Short-Term Property Marketing Forbearances: The borrower needs 90-120 days to complete an anticipated property sale that will fully repay the loan. The lender agrees to forbear from initiating foreclosure proceedings if the borrower makes monthly interest payments and provides weekly marketing updates.
Forbearances typically include specific conditions the borrower must satisfy:
- Periodic Payments: Even during forbearance, borrowers may be required to make partial payments, interest-only payments, or lump-sum payments as a condition of continued forbearance.
- Performance Milestones: Construction progress, marketing activity, refinancing application status, or other measurable benchmarks.
- Information Reporting: Weekly or monthly updates on property status, sales activity, or refinancing progress.
- Prohibition on Further Encumbrances: Preventing additional liens or transfers during the forbearance period.
- Maintenance of Insurance and Taxes: Ensuring continued property protection and preventing tax defaults.
Forbearance agreements clearly specify what the lender is forbearing from: initiating foreclosure proceedings, recording a notice of default (in non-judicial foreclosure states), accelerating the loan, or enforcing particular default remedies. In states like California where non-judicial foreclosure involves a multi-stage process, forbearance agreements may address whether previously recorded Notices of Default remain in effect or will be rescinded.
Loan Modifications: Restructuring Terms and Curing Defaults
Loan modifications fundamentally differ from forbearances because they actually cure existing defaults and modify the contractual terms of the promissory note and security instrument. Upon execution of a properly documented modification, the loan returns to performing status under the newly modified terms.
Modifications typically address one or more of the following:
Unlike forbearances, modifications require careful documentation of exactly what has changed and explicit confirmation that all other original loan terms remain in effect. A well-drafted modification includes comprehensive language: “Except as expressly modified by this Modification Agreement, all terms, conditions, provisions, covenants, and agreements set forth in the original Promissory Note dated [date] and Deed of Trust dated [date] shall remain unchanged and in full force and effect.”

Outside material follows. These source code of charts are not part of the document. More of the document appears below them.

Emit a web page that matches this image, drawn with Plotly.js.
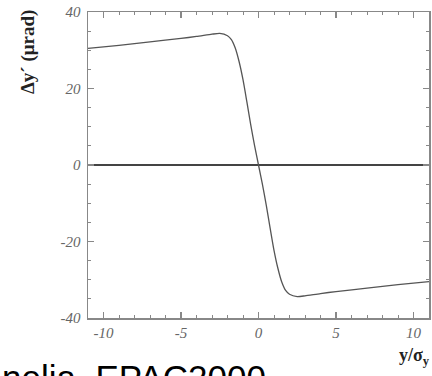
<!DOCTYPE html>
<html><head><meta charset="utf-8">
<script src="https://cdn.plot.ly/plotly-3.0.1.min.js"></script>
<style>html,body{margin:0;padding:0;background:#fff;}#chart{width:432px;height:376px;}</style>
</head><body><div id="chart"></div>
<script>
const yOverSigma = [-11, -9, -7, -5, -4, -3, -2.5, -2, -1.75, -1.5, -1.25, -1, -0.75, -0.5, -0.25, 0,
                    0.25, 0.5, 0.75, 1, 1.25, 1.5, 1.75, 2, 2.5, 3, 4, 5, 7, 9, 11];
const kick = [30.5, 31.3, 32.2, 33.1, 33.6, 34.2, 34.4, 33.8, 32.8, 30.6, 27.0, 22.3, 16.5, 10.5, 5.0, 0,
              -5.0, -10.5, -16.5, -22.3, -27.0, -30.6, -32.8, -33.8, -34.4, -34.2, -33.6, -33.1, -32.2, -31.3, -30.5];
const xTicks = [-10, -5, 0, 5, 10];
const yTicks = [-40, -20, 0, 20, 40];

const tickFont = {family: 'Liberation Serif', size: 15, color: '#666', style: 'italic'};
const axisCommon = {
  showline: true, linecolor: '#888', linewidth: 1.5, mirror: 'ticks',
  ticks: 'inside', ticklen: 6, tickwidth: 1.2, tickcolor: '#888',
  showgrid: false, tickfont: tickFont
};

const data = [{
  x: yOverSigma, y: kick, type: 'scatter', mode: 'lines',
  line: {color: '#555', width: 1.3, shape: 'spline', smoothing: 0.6},
  hoverinfo: 'skip'
}];

const layout = {
  width: 432, height: 376,
  margin: {l: 88, r: 3, t: 12, b: 58},
  paper_bgcolor: '#fff', plot_bgcolor: '#fff',
  showlegend: false,
  xaxis: Object.assign({}, axisCommon, {
    range: [-11, 11], tickvals: xTicks, ticktext: xTicks.map(String),
    zeroline: false,
    minor: {dtick: 1, ticks: 'inside', ticklen: 3, tickcolor: '#888', tickwidth: 1}
  }),
  yaxis: Object.assign({}, axisCommon, {
    range: [-40, 40], tickvals: yTicks, ticktext: yTicks.map(String),
    ticklabelstandoff: 3,
    zeroline: true, zerolinecolor: '#444', zerolinewidth: 1.5,
    minor: {dtick: 5, ticks: 'inside', ticklen: 3, tickcolor: '#888', tickwidth: 1}
  }),
  annotations: [
    {text: '<b>Δy´ (μrad)</b>', textangle: -90, xref: 'paper', yref: 'paper',
     x: -0.178, y: 0.87, xanchor: 'center', yanchor: 'middle', showarrow: false,
     font: {family: 'Liberation Serif', size: 19, color: '#222'}},
    {text: '<b>y/σ<sub>y</sub></b>', xref: 'paper', yref: 'paper',
     x: 1.01, y: -0.083, xanchor: 'right', yanchor: 'top', showarrow: false,
     font: {family: 'Liberation Serif', size: 18, color: '#222'}},
    {text: 'nelia, EPAC2000', xref: 'paper', yref: 'paper',
     x: -0.258, y: -0.125, xanchor: 'left', yanchor: 'top', showarrow: false,
     font: {family: 'Liberation Sans', size: 35, color: '#000'}}
  ]
};
Plotly.newPlot('chart', data, layout, {displayModeBar: false, staticPlot: true});
</script></body></html>
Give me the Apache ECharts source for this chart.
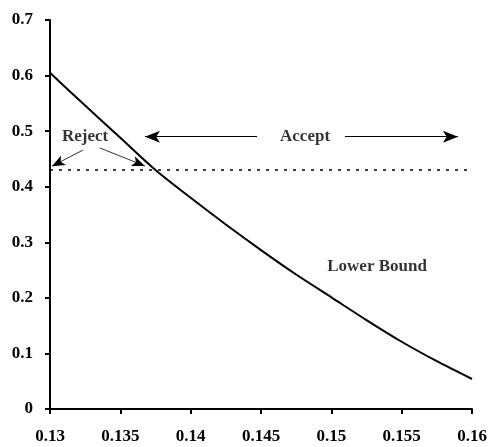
<!DOCTYPE html>
<html>
<head>
<meta charset="utf-8">
<script src="https://cdn.jsdelivr.net/npm/echarts@6/dist/echarts.min.js"></script>
<style>html,body{margin:0;padding:0;background:#fff}#c{width:493px;height:447px}</style>
</head>
<body>
<div id="c"></div>
<script>
// Data
var xValues = [0.13, 0.1325, 0.135, 0.1375, 0.14, 0.1425, 0.145, 0.1475, 0.15, 0.1525, 0.155, 0.1575, 0.16];
var lowerBound = [0.605, 0.546, 0.488, 0.43, 0.38, 0.332, 0.286, 0.242, 0.201, 0.16, 0.121, 0.086, 0.054];
var thresholdX = [0.13, 0.16];
var thresholdY = [0.43, 0.43];
var xTicks = ['0.13', '0.135', '0.14', '0.145', '0.15', '0.155', '0.16'];
var yTicks = ['0', '0.1', '0.2', '0.3', '0.4', '0.5', '0.6', '0.7'];
// Annotations (data coordinates)
var labelTexts = ['Reject', 'Accept', 'Lower Bound'];
var labelPos = [[0.13249, 0.491], [0.14813, 0.49], [0.15325, 0.2555]];
var rejectArrows = [
  [[0.13235, 0.466], [0.13014, 0.437]],
  [[0.13355, 0.4697], [0.13675, 0.4373]]
];
var acceptArrows = [
  [[0.14472, 0.49], [0.13675, 0.49]],
  [[0.15097, 0.49], [0.15900, 0.49]]
];

var font = 'Liberation Serif';
var chart = echarts.init(document.getElementById('c'));
function pairs(xs, ys) { return xs.map(function (x, i) { return [x, ys[i]]; }); }
function arrowData(list) {
  return list.map(function (a) { return [{ coord: a[0] }, { coord: a[1] }]; });
}
var axisLabelStyle = { color: '#000', fontFamily: font, fontWeight: 'bold', fontSize: 17 };
chart.setOption({
  animation: false,
  backgroundColor: '#fff',
  grid: { left: 50, right: 21, top: 20, bottom: 38 },
  xAxis: {
    type: 'value', min: 0.13, max: 0.16, interval: 0.005,
    axisLine: { lineStyle: { color: '#000', width: 2 } },
    axisTick: { show: true, length: 5, lineStyle: { color: '#000', width: 2 } },
    splitLine: { show: false },
    axisLabel: Object.assign({ margin: 19, formatter: function (v) {
      var i = Math.round((v - 0.13) / 0.005); return xTicks[i] || ''; } }, axisLabelStyle)
  },
  yAxis: {
    type: 'value', min: 0, max: 0.7, interval: 0.1,
    axisLine: { show: true, lineStyle: { color: '#000', width: 2 } },
    axisTick: { show: true, length: 5, lineStyle: { color: '#000', width: 2 } },
    splitLine: { show: false },
    axisLabel: Object.assign({ margin: 17, formatter: function (v) {
      var i = Math.round(v / 0.1); return yTicks[i] || ''; } }, axisLabelStyle)
  },
  series: [
    {
      type: 'line', data: pairs(xValues, lowerBound), smooth: 0.3, symbol: 'none',
      lineStyle: { color: '#000', width: 2 }, z: 3
    },
    {
      type: 'line', data: pairs(thresholdX, thresholdY), symbol: 'none',
      lineStyle: { color: '#000', width: 1.6, type: [3, 6] },
      markLine: {
        silent: true, symbol: ['none', 'arrow'], symbolSize: [9, 15],
        label: { show: false },
        lineStyle: { color: '#000', width: 1, type: 'solid' },
        data: arrowData(acceptArrows)
      }
    },
    {
      type: 'line', data: [], symbol: 'none',
      markLine: {
        silent: true, symbol: ['none', 'arrow'], symbolSize: [8, 13],
        label: { show: false },
        lineStyle: { color: '#000', width: 0.8, type: 'solid' },
        data: arrowData(rejectArrows)
      }
    },
    {
      type: 'scatter', symbolSize: 0,
      data: labelPos.map(function (p, i) { return { value: p, name: labelTexts[i] }; }),
      label: {
        show: true, position: 'inside', formatter: '{b}',
        color: '#000', fontFamily: font, fontWeight: 'bold', fontSize: 17
      }
    }
  ]
});
</script>
</body>
</html>
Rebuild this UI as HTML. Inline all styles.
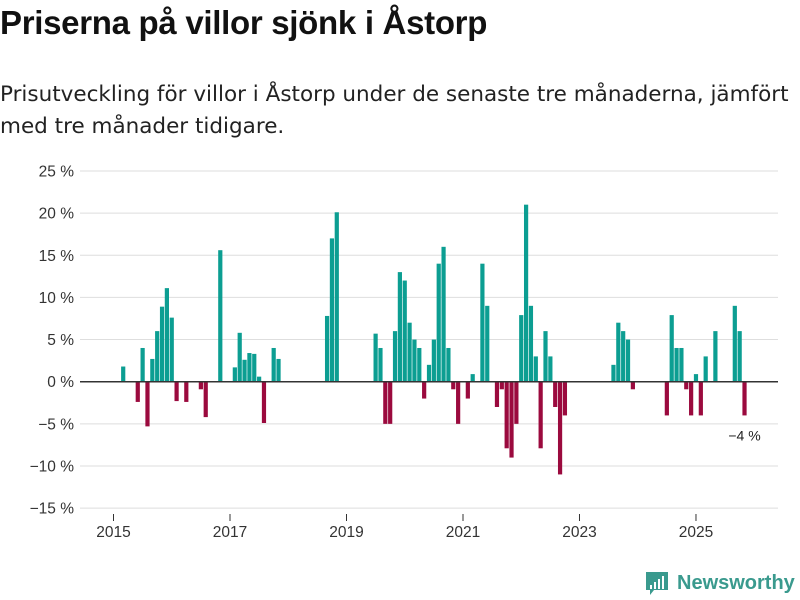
<!DOCTYPE html>
<html><head><meta charset="utf-8"><style>
body{margin:0;width:800px;height:600px;background:#fff;font-family:"Liberation Sans","DejaVu Sans",sans-serif;overflow:hidden;position:relative}
h1{position:absolute;left:0;top:4px;margin:0;font-size:33px;font-weight:bold;color:#111;letter-spacing:-0.3px}
p{position:absolute;left:0;top:79px;margin:0;font-family:"DejaVu Sans",sans-serif;font-size:21.5px;line-height:32px;color:#222;width:800px;white-space:nowrap}
svg{position:absolute;left:0;top:0}
</style></head><body>
<h1>Priserna på villor sjönk i Åstorp</h1>
<p>Prisutveckling för villor i Åstorp under de senaste tre månaderna, jämfört<br>med tre månader tidigare.</p>
<svg id="chart" width="800" height="600"></svg>
<script>
// month index from Jan 2015 -> percent change
const monthIndex=[2,5,6,7,8,9,10,11,12,13,15,18,19,22,25,26,27,28,29,30,31,33,34,
44,45,46,54,55,56,57,58,59,60,61,62,63,64,65,66,67,68,69,70,71,73,74,76,77,79,80,81,82,83,84,85,86,87,88,89,90,91,92,93,
103,104,105,106,107,114,115,116,117,118,119,120,121,122,124,128,129,130];
const values=[1.8,-2.4,4.0,-5.3,2.7,6.0,8.9,11.1,7.6,-2.3,-2.4,-0.9,-4.2,15.6,1.7,5.8,2.6,3.4,3.3,0.6,-4.9,4.0,2.7,
7.8,17.0,20.1,5.7,4.0,-5.0,-5.0,6.0,13.0,12.0,7.0,5.0,4.0,-2.0,2.0,5.0,14.0,16.0,4.0,-0.9,-5.0,-2.0,0.9,14.0,9.0,-3.0,-0.9,-7.9,-9.0,-5.0,7.9,21.0,9.0,3.0,-7.9,6.0,3.0,-3.0,-11.0,-4.0,
2.0,7.0,6.0,5.0,-0.9,-4.0,7.9,4.0,4.0,-0.9,-4.0,0.9,-4.0,3.0,6.0,9.0,6.0,-4.0];
const yTicks=[25,20,15,10,5,0,-5,-10,-15];
const yTickLabels=["25 %","20 %","15 %","10 %","5 %","0 %","−5 %","−10 %","−15 %"];
const xTicks=[2015,2017,2019,2021,2023,2025];
const lastLabel="−4 %";

const svg=document.getElementById('chart');
const NS="http://www.w3.org/2000/svg";
const y=v=>381.7-v*8.43;
const x=m=>113.5+m*4.854;
const xYear=yr=>x((yr-2015)*12);
function mk(t,a){const e=document.createElementNS(NS,t);for(const k in a)e.setAttribute(k,a[k]);svg.appendChild(e);return e;}
yTicks.forEach((t,i)=>{
  if(t!==0){const g=mk('line',{x1:80,x2:778,y1:y(t),y2:y(t),stroke:'#dedede','stroke-width':1});
  
  }
  const l=mk('text',{x:74,y:y(t)+5.5,'text-anchor':'end','font-size':15.5,fill:'#333'});
  l.textContent=yTickLabels[i];
  
  
});
xTicks.forEach(yr=>{
  const tk=mk('line',{x1:xYear(yr),x2:xYear(yr),y1:514,y2:521,stroke:'#333','stroke-width':1});
  
  
  const l=mk('text',{x:xYear(yr),y:537,'text-anchor':'middle','font-size':15.5,fill:'#333'});
  l.textContent=yr;
  
  
});
monthIndex.forEach((m,i)=>{
  const v=values[i];
  const top=Math.min(y(v),y(0)),h=Math.abs(y(v)-y(0));
  const r=mk('rect',{x:x(m)-2.1,y:top,width:4.2,height:h,fill:v>=0?'#0c9e92':'#9b0a3e'});
  
  
});
const z=mk('line',{x1:80,x2:778,y1:y(0),y2:y(0),stroke:'#333','stroke-width':1.5});


const lm=monthIndex[monthIndex.length-1];
const ll=mk('text',{x:x(lm)+0,y:y(values[values.length-1])+25,'text-anchor':'middle','font-size':14,fill:'#222'});
ll.textContent=lastLabel;


// logo
const lg=mk('g',{});


const ic=document.createElementNS(NS,'path');
ic.setAttribute('d','M646 572 h22 v18 h-14 l-4 5 v-5 h-4 z');
ic.setAttribute('fill','#3a9a8e');lg.appendChild(ic);
[[650,585,2,4],[654,582,2,7],[658,579,2,10],[662,576,2,13]].forEach(b=>{const r=document.createElementNS(NS,'rect');r.setAttribute('x',b[0]);r.setAttribute('y',b[1]);r.setAttribute('width',b[2]);r.setAttribute('height',b[3]-(b[1]+b[3]>590?b[1]+b[3]-588:0));r.setAttribute('fill','#fff');lg.appendChild(r);});
const lt=document.createElementNS(NS,'text');
lt.setAttribute('x',677);lt.setAttribute('y',589);lt.setAttribute('font-size',20);lt.setAttribute('font-weight','bold');lt.setAttribute('fill','#3a9a8e');
lt.textContent='Newsworthy';lg.appendChild(lt);
</script>
</body></html>
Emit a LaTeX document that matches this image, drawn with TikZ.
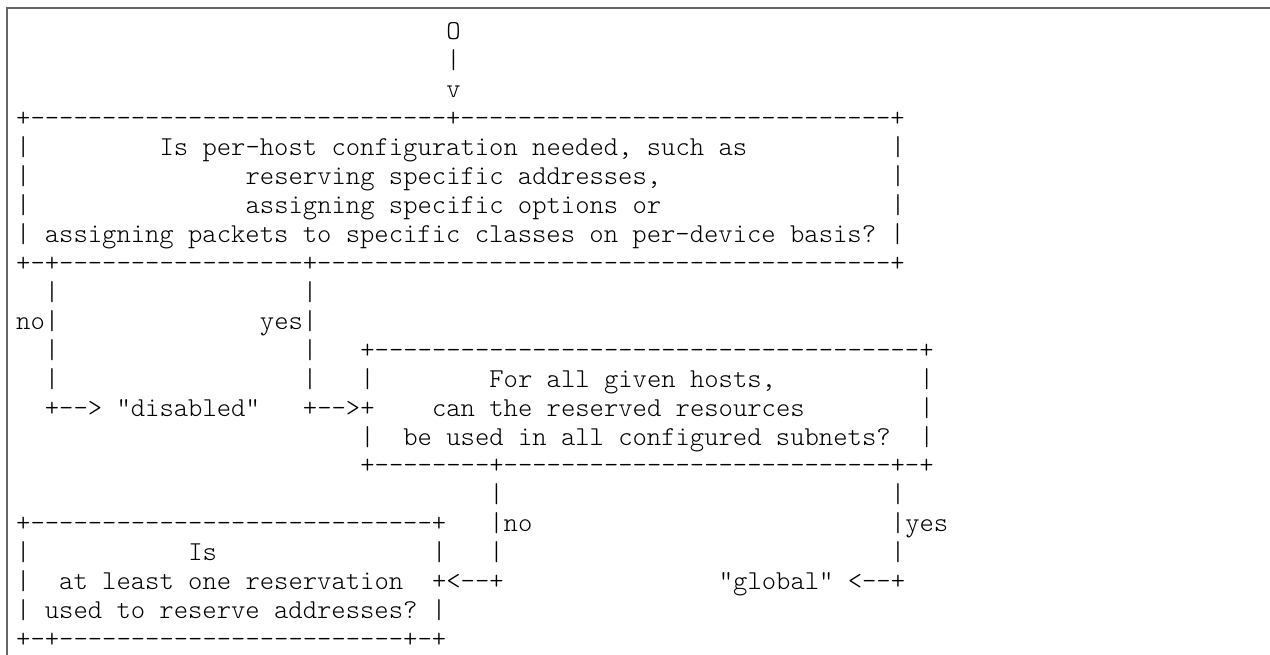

This “unless explicitly modified, everything else stays the same” provision prevents later disputes about whether particular provisions were intentionally eliminated or simply not mentioned in the modification documentation.
Deeds in Lieu of Foreclosure: Contractual Transfer of Collateral Property
A deed in lieu of foreclosure represents a negotiated transfer of the collateral property from the borrower to the lender in satisfaction (or partial satisfaction) of the loan obligation. Rather than pursuing formal foreclosure proceedings, the parties agree to contractually transfer ownership through a properly executed and recorded deed.
Deeds in lieu offer several potential advantages to both parties:
- Potentially faster resolution than foreclosure proceedings (though less straightforward than commonly assumed)
- Avoidance of foreclosure costs including trustee fees, publication expenses, and attorney costs
- Elimination of foreclosure timeline requirements and procedural compliance burdens
- Potentially improved public relations compared to foreclosure reputational impact
- Avoidance of foreclosure on credit reports and public records
- Potential negotiated debt forgiveness or reduced recourse liability
- Faster resolution allowing them to move forward with personal or business affairs
- Possibility of negotiated profit-sharing if property later sells above debt balance
However, deeds in lieu involve significant complications that prevent them from serving as a simple foreclosure alternative in many situations.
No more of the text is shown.